Два оратора. – Из двух ораторов один говорит о своей теме с полной убедительностью, когда целиком отдается своей страсти: только она накачивает в его мозг столько крови и жара, сколько нужно для того, чтобы подняться в своем воодушевлении до откровения. Другой также иногда испытывает то же самое и, при помощи страсти, делает свою тему полнозвучной, бурной и восхитительной, но результаты обыкновенно получаются плачевные. Он говорит тогда слишком темно и запутанно, преувеличивает, делает упущения и вызывает недоверие к разумности тех положений, которые защищает; даже больше: он сам ощущает при этом некоторое недоверие и внезапно переходит к самым холодным и отталкивающим звукам, которые заставляют слушателя сомневаться, в самом ли деле пережил оратор так страстно все то, о чем говорит? У него страсть каждый раз затопляет дух, быть может, именно потому, что она проявляется с большею силой, чем у первого. Но силы его достигают высшего своего расцвета, когда он оказывает сопротивление натиску своих чувств и даже осмеивает его: тогда дух его совершенно покидает свои убежища, и дух этот будет логичным, насмешливым, резвым и даже грозным.

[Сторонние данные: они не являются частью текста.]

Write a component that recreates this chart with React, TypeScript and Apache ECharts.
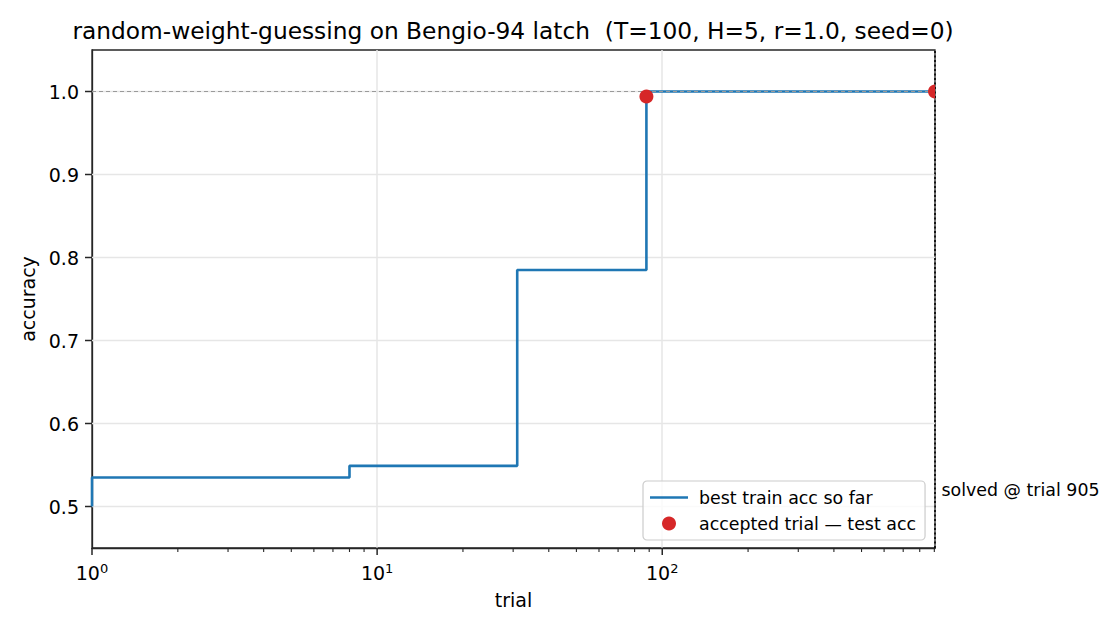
import { useEffect, useRef } from 'react';
import * as echarts from 'echarts';

const chartTitle = 'random-weight-guessing on Bengio-94 latch  (T=100, H=5, r=1.0, seed=0)';

// best train accuracy so far (steps-post)
const bestTrials = [1, 1, 8, 31, 88, 905];
const bestAcc = [0.5, 0.535, 0.549, 0.785, 1.0, 1.0];

// accepted trials -> test accuracy
const acceptedTrials = [88, 905];
const acceptedAcc = [0.994, 1.0];

const solvedTrial = 905;
const solvedLabelAcc = 0.52;

// tick positions
const yTicks = [0.5, 0.6, 0.7, 0.8, 0.9, 1.0];
const xMajorTicks = [1, 10, 100];
const xMinorTicks = [2, 3, 4, 5, 6, 7, 8, 9, 20, 30, 40, 50, 60, 70, 80, 90, 200, 300, 400, 500, 600, 700, 800, 900];

const FONT = 'DejaVu Sans';
const BLUE = '#1f77b4';
const RED = '#d62728';
const DARK = '#262626';
const GRID = '#e6e6e6';
const Y_MIN = 0.45;
const Y_MAX = 1.05;

const App = () => {
  const chartRef = useRef<HTMLDivElement>(null);

  useEffect(() => {
    if (!chartRef.current) return;
    const chart = echarts.init(chartRef.current, undefined, { renderer: 'svg' });

    const isPow10 = (v: number) => {
      const e = Math.log10(v);
      return Math.abs(e - Math.round(e)) < 1e-6;
    };

    const xTickSeries = (name: string, vals: number[], len: number, width: number) => ({
      type: 'custom',
      name,
      silent: true,
      clip: false,
      z: 3,
      data: vals.map((v) => [v, Y_MIN]),
      renderItem: (params: any, api: any) => {
        const cs = params.coordSys;
        const p = api.coord([api.value(0), Y_MIN]);
        const yb = cs.y + cs.height;
        return {
          type: 'line',
          shape: { x1: p[0], y1: yb, x2: p[0], y2: yb + len },
          style: { stroke: DARK, lineWidth: width },
        };
      },
    });

    const option = {
      animation: false,
      backgroundColor: '#fff',
      textStyle: { fontFamily: FONT },
      title: {
        text: chartTitle,
        left: 513,
        textAlign: 'center',
        top: 19,
        padding: 0,
        textStyle: { fontSize: 23.3, fontWeight: 'normal', color: '#000', fontFamily: FONT },
      },
      grid: {
        left: 92,
        right: 185,
        top: 50,
        bottom: 82,
        show: true,
        borderColor: DARK,
        borderWidth: 1.3,
        backgroundColor: 'transparent',
      },
      legend: {
        left: 643,
        top: 481,
        orient: 'vertical',
        padding: [8, 9, 8, 7],
        itemGap: 9,
        itemWidth: 38,
        itemHeight: 14,
        backgroundColor: 'rgba(255,255,255,0.8)',
        borderColor: '#cccccc',
        borderWidth: 1.2,
        borderRadius: 4,
        selectedMode: false,
        itemStyle: { borderWidth: 0 },
        textStyle: { fontSize: 17.4, color: '#000', fontFamily: FONT, padding: [0, 0, 0, 6] },
        data: [
          { name: 'best train acc so far', icon: 'path://M0,0H38V2.6H0Z' },
          { name: 'accepted trial — test acc', icon: 'circle' },
        ],
      },
      xAxis: {
        type: 'log',
        logBase: 10,
        min: 1,
        max: solvedTrial,
        name: 'trial',
        nameLocation: 'middle',
        nameGap: 42,
        nameTextStyle: { fontSize: 19, color: '#000', fontFamily: FONT },
        axisLine: { show: true, lineStyle: { color: DARK, width: 1.3 } },
        axisTick: { show: false },
        splitLine: { show: true, showMinLine: false, showMaxLine: false, lineStyle: { color: GRID, width: 1.5 } },
        axisLabel: {
          margin: 14,
          color: '#000',
          fontSize: 19,
          fontFamily: FONT,
          showMaxLabel: false,
          formatter: (v: number) => (isPow10(v) ? `10{s|${Math.round(Math.log10(v))}}` : ''),
          rich: {
            s: { fontSize: 13, verticalAlign: 'top', color: '#000', fontFamily: FONT, padding: [0, 0, 8, 0] },
          },
        },
      },
      yAxis: {
        type: 'value',
        min: Y_MIN,
        max: Y_MAX,
        interval: 0.05,
        name: 'accuracy',
        nameLocation: 'middle',
        nameGap: 52,
        nameTextStyle: { fontSize: 19, color: '#000', fontFamily: FONT },
        axisLine: { show: true, lineStyle: { color: DARK, width: 1.3 } },
        axisTick: { show: false },
        splitLine: { show: false },
        axisLabel: {
          margin: 13,
          color: '#000',
          fontSize: 19,
          fontFamily: FONT,
          formatter: (v: number) => (Math.abs(v * 10 - Math.round(v * 10)) < 1e-6 ? v.toFixed(1) : ''),
        },
      },
      series: [
        {
          type: 'custom',
          name: 'ygrid',
          silent: true,
          clip: false,
          z: 1,
          data: yTicks.map((v) => [1, v]),
          renderItem: (params: any, api: any) => {
            const cs = params.coordSys;
            const y = api.coord([1, api.value(1)])[1];
            return {
              type: 'group',
              children: [
                {
                  type: 'line',
                  shape: { x1: cs.x, y1: y, x2: cs.x + cs.width, y2: y },
                  style: { stroke: GRID, lineWidth: 1.5 },
                },
                {
                  type: 'line',
                  shape: { x1: cs.x - 7, y1: y, x2: cs.x, y2: y },
                  style: { stroke: DARK, lineWidth: 1.5 },
                },
              ],
            };
          },
        },
        xTickSeries('xmajor', xMajorTicks, 7, 1.5),
        xTickSeries('xminor', xMinorTicks, 4, 1.1),
        {
          type: 'line',
          name: 'best train acc so far',
          data: bestTrials.map((t, i) => [t, bestAcc[i]]),
          step: 'end',
          showSymbol: false,
          symbol: 'none',
          clip: true,
          color: BLUE,
          lineStyle: { color: BLUE, width: 2.6 },
          z: 2,
          markLine: {
            silent: true,
            symbol: ['none', 'none'],
            label: { show: false },
            z: 5,
            data: [
              { yAxis: 1.0, lineStyle: { color: '#9a9a9a', width: 1, type: [4, 3] } },
              { xAxis: solvedTrial, lineStyle: { color: '#000', width: 1.6, type: [2, 2.5] } },
            ],
          },
          markPoint: {
            silent: true,
            symbol: 'circle',
            symbolSize: 1,
            itemStyle: { color: 'rgba(0,0,0,0)' },
            data: [
              {
                coord: [solvedTrial, solvedLabelAcc],
                label: {
                  show: true,
                  position: 'right',
                  distance: 6,
                  formatter: 'solved @ trial 905',
                  fontSize: 17.4,
                  color: '#000',
                  fontFamily: FONT,
                },
              },
            ],
          },
        },
        {
          type: 'custom',
          name: 'accepted trial — test acc',
          clip: true,
          z: 6,
          itemStyle: { color: RED },
          data: acceptedTrials.map((t, i) => [t, acceptedAcc[i]]),
          renderItem: (_params: any, api: any) => {
            const p = api.coord([api.value(0), api.value(1)]);
            return {
              type: 'circle',
              shape: { cx: p[0], cy: p[1], r: 7 },
              style: { fill: RED },
            };
          },
        },
      ],
    };

    chart.setOption(option as any);

    return () => {
      chart.dispose();
    };
  }, []);

  return (
    <div
      ref={chartRef}
      style={{ position: 'fixed', left: 0, top: 0, width: '1120px', height: '630px', background: '#fff' }}
    />
  );
};

export default App;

О болтливости авторов. – Существует болтливость, порождаемая гневом, – ее мы находим часто у Лютера и Шопенгауэра; – болтливость, вытекающая из большего запаса различных определений, как у Канта: болтливость из страсти прилагать одно и то же положение все к новым и новым предметам: ее можно встретить у Монтеня; – болтливость злобных натур: кто читает произведения наших современников, тот, вероятно, вспомнит о двух авторах; – болтливость из страсти к хорошим словам и изречениям, что нередко попадается в прозе у Гете, и болтливость из чистого пристрастия к шуму и суете чувств, как у Карлейля.